Genome-wide comparative diversity uncovers multiple targets of selection for improvement in hexaploid wheat landraces and cultivars

Abstract

Domesticated crops experience strong human-mediated selection aimed at developing high-yielding varieties adapted to local conditions. To detect regions of the wheat genome subject to selection during improvement, we developed a high-throughput array to interrogate 9,000 gene-associated single-nucleotide polymorphisms (SNP) in a worldwide sample of 2,994 accessions of hexaploid wheat including landraces and modern cultivars. Using a SNP-based diversity map we characterized the impact of crop improvement on genomic and geographic patterns of genetic diversity. We found evidence of a small population bottleneck and extensive use of ancestral variation often traceable to founders of cultivars from diverse geographic regions. Analyzing genetic differentiation among populations and the extent of haplotype sharing, we identified allelic variants subjected to selection during improvement. Selective sweeps were found around genes involved in the regulation of flowering time and phenology. An introgression of a wild relative-derived gene conferring resistance to a fungal pathogen was detected by haplotype-based analysis. Comparing selective sweeps identified in different populations, we show that selection likely acts on distinct targets or multiple functionally equivalent alleles in different portions of the geographic range of wheat. The majority of the selected alleles were present at low frequency in local populations, suggesting either weak selection pressure or temporal variation in the targets of directional selection during breeding probably associated with changing agricultural practices or environmental conditions. The developed SNP chip and map of genetic variation provide a resource for advancing wheat breeding and supporting future population genomic and genome-wide association studies in wheat.

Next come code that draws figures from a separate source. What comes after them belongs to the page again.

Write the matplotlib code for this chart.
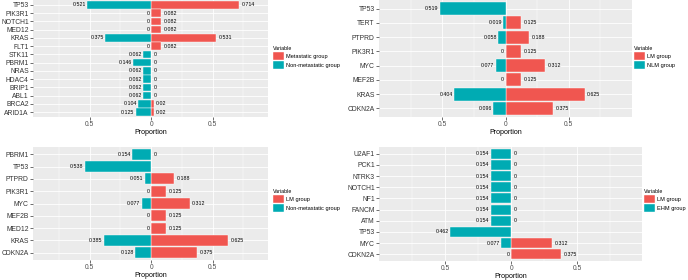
import matplotlib.pyplot as plt
from matplotlib.patches import Patch

plt.rcParams['font.family'] = ['Liberation Sans', 'DejaVu Sans']

# Panel A: metastatic vs non-metastatic
genes_a = ['TP53', 'PIK3R1', 'NOTCH1', 'MED12', 'KRAS', 'FLT1', 'STK11', 'PBRM1',
           'NRAS', 'HDAC4', 'BRIP1', 'ABL1', 'BRCA2', 'ARID1A']
pos_a = [0.714, 0.082, 0.082, 0.082, 0.531, 0.082, 0, 0, 0, 0, 0, 0, 0.02, 0.02]
neg_a = [0.521, 0, 0, 0, 0.375, 0, 0.062, 0.146, 0.062, 0.062, 0.062, 0.062, 0.104, 0.125]
leg_a = ['Metastatic group', 'Non-metastatic group']

# Panel B: LM vs NLM
genes_b = ['TP53', 'TERT', 'PTPRD', 'PIK3R1', 'MYC', 'MEF2B', 'KRAS', 'CDKN2A']
pos_b = [None, 0.125, 0.188, 0.125, 0.312, 0.125, 0.625, 0.375]
neg_b = [0.519, 0.019, 0.058, 0, 0.077, 0, 0.404, 0.096]
leg_b = ['LM group', 'NLM group']

# Panel C: LM vs non-metastatic
genes_c = ['PBRM1', 'TP53', 'PTPRD', 'PIK3R1', 'MYC', 'MEF2B', 'MED12', 'KRAS', 'CDKN2A']
pos_c = [0, None, 0.188, 0.125, 0.312, 0.125, 0.125, 0.625, 0.375]
neg_c = [0.154, 0.538, 0.051, 0, 0.077, 0, 0, 0.385, 0.128]
leg_c = ['LM group', 'Non-metastatic group']

# Panel D: LM vs EHM
genes_d = ['U2AF1', 'PCK1', 'NTRK3', 'NOTCH1', 'NF1', 'FANCM', 'ATM', 'TP53', 'MYC', 'CDKN2A']
pos_d = [0, 0, 0, 0, 0, 0, 0, None, 0.312, 0.375]
neg_d = [0.154, 0.154, 0.154, 0.154, 0.154, 0.154, 0.154, 0.462, 0.077, 0]
leg_d = ['LM group', 'EHM group']

RED = '#F05650'
TEAL = '#00ABB3'
W, H = 688, 280

fig = plt.figure(figsize=(W / 100, H / 100), dpi=100)


def panel(box, genes, pos, neg, labels, xlim, leg_xy):
    x0, x1, top, bot = box
    ax = fig.add_axes([x0 / W, 1 - bot / H, (x1 - x0) / W, (bot - top) / H])
    ax.set_facecolor('#EBEBEB')
    n = len(genes)
    ys = [n - 1 - i for i in range(n)]
    for y, p, q in zip(ys, pos, neg):
        if p is not None:
            ax.barh(y, p, height=0.9, color=RED, edgecolor='white', linewidth=0.3, zorder=3)
            ax.text(p + 0.02, y, f'{p:g}', ha='left', va='center', fontsize=3.8, zorder=4)
        ax.barh(y, -q, height=0.9, color=TEAL, edgecolor='white', linewidth=0.3, zorder=3)
        ax.text(-q - 0.01, y, f'{q:g}', ha='right', va='center', fontsize=3.8, zorder=4)
    ax.set_xlim(*xlim)
    ax.set_ylim(-0.6, n - 0.4)
    ax.set_yticks(ys)
    ax.set_yticklabels(genes, fontsize=4.9, color='#333333')
    ax.set_xticks([-0.5, 0, 0.5])
    ax.set_xticklabels(['0.5', '0', '0.5'], fontsize=4.8, color='#4D4D4D')
    ax.set_xticks([-0.75, -0.25, 0.25, 0.75], minor=True)
    ax.tick_params(axis='both', which='major', length=2, width=0.5, color='#333333', pad=1)
    ax.tick_params(axis='x', which='minor', length=0)
    ax.grid(True, which='major', color='white', linewidth=0.6, zorder=0)
    ax.grid(True, which='minor', axis='x', color='white', linewidth=0.3, zorder=0)
    ax.set_axisbelow(True)
    for s in ax.spines.values():
        s.set_visible(False)
    ax.set_xlabel('Proportion', fontsize=5.1, labelpad=0.5)
    handles = [Patch(facecolor=RED, edgecolor='white', linewidth=0.3),
               Patch(facecolor=TEAL, edgecolor='white', linewidth=0.3)]
    lg = fig.legend(handles, labels, title='Variable', loc='upper left',
                    bbox_to_anchor=(leg_xy[0] / W, 1 - leg_xy[1] / H),
                    frameon=False, fontsize=4.1, title_fontsize=3.8,
                    handlelength=1.9, handleheight=1.9, handletextpad=0.3,
                    labelspacing=0.1, borderpad=0, borderaxespad=0)
    lg._legend_box.align = 'left'
    return ax


panel((33, 268, 0, 117), genes_a, pos_a, neg_a, leg_a, (-0.96, 0.95), (273, 46))
panel((379, 632, 0, 117), genes_b, pos_b, neg_b, leg_b, (-1.0, 1.0), (634, 46))
panel((33, 268, 147, 260), genes_c, pos_c, neg_c, leg_c, (-0.96, 0.95), (273, 189))
panel((379, 642, 147, 261), genes_d, pos_d, neg_d, leg_d, (-1.0, 0.99), (644, 189))

fig.savefig('out.png', dpi=100)
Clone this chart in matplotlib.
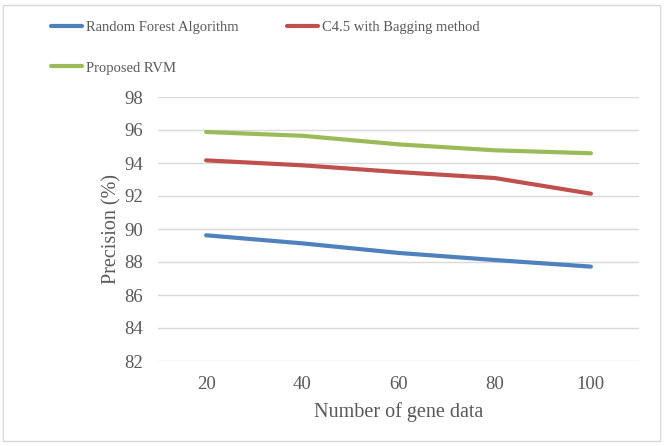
import matplotlib.pyplot as plt
from matplotlib.patches import Rectangle

gene_counts = ["20", "40", "60", "80", "100"]
random_forest = [89.62, 89.13, 88.55, 88.12, 87.72]
c45_bagging = [94.16, 93.86, 93.45, 93.09, 92.14]
proposed_rvm = [95.88, 95.65, 95.13, 94.77, 94.59]

series = [
    ("Random Forest Algorithm", random_forest, "#4F81BD"),
    ("C4.5 with Bagging method", c45_bagging, "#C0504D"),
    ("Proposed RVM", proposed_rvm, "#9BBB59"),
]

TEXT = "#595959"
plt.rcParams["font.family"] = ["Liberation Serif", "DejaVu Serif"]

fig = plt.figure(figsize=(6.64, 4.46), dpi=100)
W, H = 664, 446
ax = fig.add_axes([158 / W, 1 - 361 / H, 481 / W, 264 / H])

x = range(len(gene_counts))
lines = {}
for label, values, color in series:
    (ln,) = ax.plot(x, values, color=color, lw=3, solid_capstyle="round", label=label)
    lines[label] = ln

ax.set_xlim(-0.5, len(gene_counts) - 0.5)
ax.set_ylim(82, 98)
ax.set_yticks(range(82, 99, 2))
ax.set_xticks(list(x))
ax.set_xticklabels(gene_counts)
ax.grid(axis="y", color="#D9D9D9", lw=1)
ax.set_axisbelow(True)
for s in ax.spines.values():
    s.set_visible(False)
ax.tick_params(length=0, colors=TEXT, labelsize=13.5)
ax.tick_params(axis="y", pad=11)
ax.tick_params(axis="x", pad=11)

ax.set_xlabel("Number of gene data", color=TEXT, fontsize=14.5, labelpad=6)
ax.set_ylabel("Precision (%)", color=TEXT, fontsize=14.5, labelpad=2)

# legend entries are laid out column-first, so reorder to get two per row
order = ["Random Forest Algorithm", "Proposed RVM", "C4.5 with Bagging method"]
fig.legend(
    [lines[k] for k in order], order,
    ncol=2, loc="upper left", bbox_to_anchor=(38 / W, 1 - 8 / H),
    frameon=False, handlelength=2.15, handletextpad=0.25,
    columnspacing=3.3, labelspacing=1.85, fontsize=10.5, labelcolor=TEXT,
)

fig.patches.append(Rectangle((3 / W, 5 / H), 657 / W, 436 / H, transform=fig.transFigure,
                             fill=False, edgecolor="#D9D9D9", lw=1))

fig.savefig("out.png", dpi=100)
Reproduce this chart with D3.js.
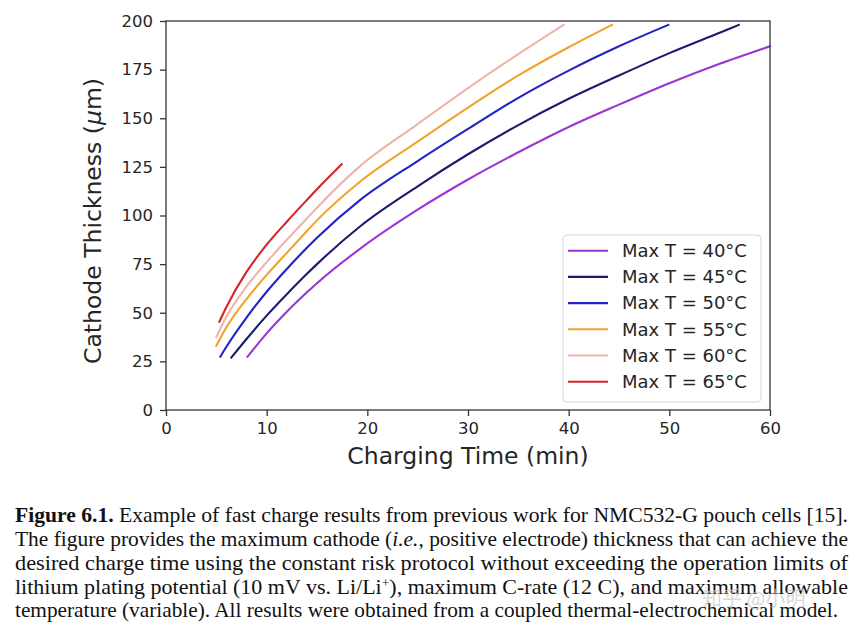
<!DOCTYPE html>
<html>
  <head>
    <meta charset="utf-8">
    <title>Cathode thickness vs charging time</title>
    <script src="https://d3js.org/d3.v7.min.js"></script>
    <style>
      body { margin: 0; background: #fff; }
      svg { display: block; }
    </style>
  </head>
  <body>
    <div id="chart"></div>

    <script>
      // Values: charging time (min) and max cathode thickness (um)
      var seriesLabels = ["Max T = 40°C", "Max T = 45°C", "Max T = 50°C",
                          "Max T = 55°C", "Max T = 60°C", "Max T = 65°C"];

      var time40 = [8.1, 10, 12, 14, 15, 19.3, 25, 30, 35, 40, 45, 50, 55, 60];
      var thick40 = [27.4, 39.4, 50.5, 60.5, 65.2, 83, 103, 118.5, 132.5, 145.5, 157, 168, 178, 187];

      var time45 = [6.5, 8, 10, 12, 14, 15, 19.3, 25, 30, 35, 40, 45, 50, 55, 56.9];
      var thick45 = [27, 36.5, 48.5, 59.5, 70, 75, 94.5, 115, 131.5, 146.5, 160, 172, 183.5, 194, 198];

      var time50 = [5.4, 6, 8, 10, 12, 13.3, 15, 19.3, 25, 30, 35, 40, 45, 49.9];
      var thick50 = [27.4, 32.5, 47.5, 60.8, 72.5, 79.7, 88.5, 108, 128, 144.5, 160.5, 174.5, 187, 198];

      var time55 = [5.0, 6, 8, 10, 12, 14, 15, 19.3, 25, 30, 35, 40, 44.3];
      var thick55 = [33, 42.5, 57, 69.5, 80.8, 92, 97.5, 117.5, 138, 155.5, 172, 186.5, 198];

      var time60 = [5.0, 6, 8, 10, 12, 14, 15, 19.3, 25, 30, 35, 39.5];
      var thick60 = [37.5, 48, 63.5, 76, 87.5, 98.5, 104, 125.5, 147, 165.5, 183, 198];

      var time65 = [5.3, 6, 8, 10, 12, 14, 15, 17.45];
      var thick65 = [45.4, 53, 71, 85, 96.8, 108, 113.5, 126.3];

      var xTicks = [0, 10, 20, 30, 40, 50, 60];
      var yTicks = [0, 25, 50, 75, 100, 125, 150, 175, 200];

      var captionLines = [
        [["Figure 6.1.", "bold"], [" Example of fast charge results from previous work for NMC532-G pouch cells [15].", ""]],
        [["The figure provides the maximum cathode (", ""], ["i.e.", "italic"], [", positive electrode) thickness that can achieve the", ""]],
        [["desired charge time using the constant risk protocol without exceeding the operation limits of", ""]],
        [["lithium plating potential (10 mV vs. Li/Li", ""], ["+", "sup"], ["), maximum C-rate (12 C), and maximum allowable", ""]],
        [["temperature (variable). All results were obtained from a coupled thermal-electrochemical model.", ""]]
      ];

      var colors = ["#9b35d4", "#1c1c6e", "#2323c8", "#f2a22e", "#f0b3a8", "#d8232a"];

      var series = [
        [time40, thick40], [time45, thick45], [time50, thick50],
        [time55, thick55], [time60, thick60], [time65, thick65]
      ].map(function (s, i) {
        return {
          label: seriesLabels[i],
          color: colors[i],
          points: s[0].map(function (t, j) { return {t: t, v: s[1][j]}; })
        };
      });

      var width = 865, height = 632;
      var plot = {left: 166, right: 770, top: 21, bottom: 410};

      var svg = d3.select("#chart").append("svg")
          .attr("width", width).attr("height", height);

      var x = d3.scaleLinear().domain([0, 60]).range([plot.left, plot.right]);
      var y = d3.scaleLinear().domain([0, 200]).range([plot.bottom, plot.top]);

      var tickFont = "DejaVu Sans, sans-serif";

      // curves
      var line = d3.line()
          .x(function (d) { return x(d.t); })
          .y(function (d) { return y(d.v); })
          .curve(d3.curveMonotoneX);

      svg.append("g").selectAll("path")
          .data(series)
          .enter().append("path")
          .attr("d", function (d) { return line(d.points); })
          .attr("fill", "none")
          .attr("stroke", function (d) { return d.color; })
          .attr("stroke-width", 2.1)
          .attr("stroke-linecap", "square");

      // axes
      var xAxis = svg.append("g")
          .attr("transform", "translate(0," + plot.bottom + ")")
          .call(d3.axisBottom(x).tickValues(xTicks).tickSize(6).tickPadding(6));
      var yAxis = svg.append("g")
          .attr("transform", "translate(" + plot.left + ",0)")
          .call(d3.axisLeft(y).tickValues(yTicks).tickSize(6).tickPadding(7));

      [xAxis, yAxis].forEach(function (a) {
        a.select(".domain").remove();
        a.selectAll("line").attr("stroke", "#333").attr("stroke-width", 1.3);
        a.selectAll("text")
            .attr("fill", "#262626")
            .style("font-family", tickFont)
            .style("font-size", "16.5px");
      });

      // frame
      svg.append("rect")
          .attr("x", plot.left).attr("y", plot.top)
          .attr("width", plot.right - plot.left)
          .attr("height", plot.bottom - plot.top)
          .attr("fill", "none")
          .attr("stroke", "#333")
          .attr("stroke-width", 1.3);

      // axis titles
      svg.append("text")
          .attr("x", (plot.left + plot.right) / 2)
          .attr("y", 464)
          .attr("text-anchor", "middle")
          .attr("fill", "#262626")
          .style("font-family", tickFont)
          .style("font-size", "23.5px")
          .text("Charging Time (min)");

      var yTitle = svg.append("text")
          .attr("transform", "translate(101," + 221 + ") rotate(-90)")
          .attr("text-anchor", "middle")
          .attr("fill", "#262626")
          .style("font-family", tickFont)
          .style("font-size", "23.5px");
      yTitle.append("tspan").text("Cathode Thickness (");
      yTitle.append("tspan").style("font-style", "italic").text("\u03bc");
      yTitle.append("tspan").text("m)");

      // legend
      var legend = svg.append("g");
      legend.append("rect")
          .attr("x", 563).attr("y", 235)
          .attr("width", 198).attr("height", 167)
          .attr("rx", 4)
          .attr("fill", "#fff").attr("fill-opacity", 0.8)
          .attr("stroke", "#d6d6d6");

      var item = legend.selectAll("g.item")
          .data(series)
          .enter().append("g")
          .attr("class", "item")
          .attr("transform", function (d, i) { return "translate(0," + (250.7 + i * 26.2) + ")"; });
      item.append("line")
          .attr("x1", 568).attr("x2", 608)
          .attr("stroke", function (d) { return d.color; })
          .attr("stroke-width", 2.1);
      item.append("text")
          .attr("x", 622)
          .attr("dy", "0.35em")
          .attr("fill", "#262626")
          .style("font-family", tickFont)
          .style("font-size", "18px")
          .text(function (d) { return d.label; });

      // caption
      var capBase = [522, 546, 570, 594, 617];
      var capRight = [848, 848, 848, 848, 838];
      captionLines.forEach(function (segs, i) {
        var t = svg.append("text")
            .attr("x", 15)
            .attr("y", capBase[i])
            .attr("textLength", capRight[i] - 15)
            .attr("lengthAdjust", "spacingAndGlyphs")
            .attr("fill", "#111")
            .style("font-family", "Liberation Serif, Times New Roman, serif")
            .style("font-size", "21px");
        segs.forEach(function (s) {
          var sp = t.append("tspan").text(s[0]);
          if (s[1] === "bold") sp.style("font-weight", "bold");
          if (s[1] === "italic") sp.style("font-style", "italic");
          if (s[1] === "sup") sp.attr("baseline-shift", "super").style("font-size", "13px");
        });
      });

      // watermark (sits over the caption, as in the source image)
      svg.append("text")
          .attr("x", 702).attr("y", 606)
          .attr("fill", "#c8c8c8")
          .attr("fill-opacity", 0.7)
          .style("font-family", "Noto Sans CJK SC, sans-serif")
          .style("font-size", "20px")
          .text("知乎 @小明");
    </script>
  </body>
</html>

Keywords: SNP genotyping; breeding history; polyploid wheat; selection scans; wheat improvement.

Fig. 1.

Population structure of a worldwide collection of wheat accessions. The DAPC of populations of spring (triangles) and winter (circles) wheat from the Pacific Northwest of the United States (PNW), eastern United States, midwestern United States, central North America, China, Europe, and southeastern and western Australia. The SNP discovery panel and landraces are shown by red and yellow circles, respectively.

Fig. 2.

Wheat-genome selection scans. (A) Distribution of extreme F_ST and PHS values across the wheat genome. The map locations of Ppd-B1, Ppd-D1, Sr36, Rht-B1, Rht-D1, Vrn-A1, Vrn-B1, Vrn-D1, and FT QTL genes are shown on top. Chromosome boundaries are shown by vertical gray lines. F_ST was estimated between landraces and cultivars [F_ST(L/C)], between spring and winter wheat [F_ST(S/W)], and between populations within spring [F_ST(S)] and winter wheat [F_ST(W)]. (B) Distribution of single-locus χ² tests of segregation distortion across the wheat genome. The horizontal dashed line corresponds to the significance threshold P ≤ 1e⁻¹⁰. (C) Distribution of SNP density of across the wheat genome calculated for 10-cM sliding windows with 2-cM overlaps. (D) The graphical genotype of the Sr36 genomic region with SNP alleles shown in red and green.

Fig. 3.

Comparison of allele frequencies between cultivars and landraces. (A) Distribution of minor allele-frequency (MAF) counts in landraces and cultivars at combined, synonymous, and nonsynonymous SNP loci. (B) Distribution of joint allele-frequency density between cultivars and landraces.

Fig. 4.

Impact of improvement on LD and effective population size. (A and B) Boxplots showing the interquartile range of genetic distances for all pair-wise comparisons of either linked (A) or neighboring (B) SNP pairs grouped on the basis of the extent of LD (r²). Open and gray boxplots correspond to cultivars and landraces, respectively. Wilcoxon signed-rank test: NS, nonsignificant; *P ≤ 0.05; ***P ≤ 0.001. (C) Demographic model used to assess the size of the improvement bottleneck (α). N_A, N_L, and N_C are population sizes of ancestral, landrace, and cultivar populations. The population of cultivars underwent a population bottleneck T₁ generations ago. The population remains at α * N_A size for T_b = T₁ − T₂ generations. The density plot shows the posterior distribution of α with the peak at 0.94. For details see SI Methods.

Fig. 5.

Cumulative frequency of SNP alleles subjected to selection in wheat populations. Cumulative allele frequency distribution in the spring (Left) and winter (Right) wheat from different geographic regions was calculated for SNP alleles identified in selection scans. (Lower) Population-specific frequencies of the two SNP alleles showing evidence of selection.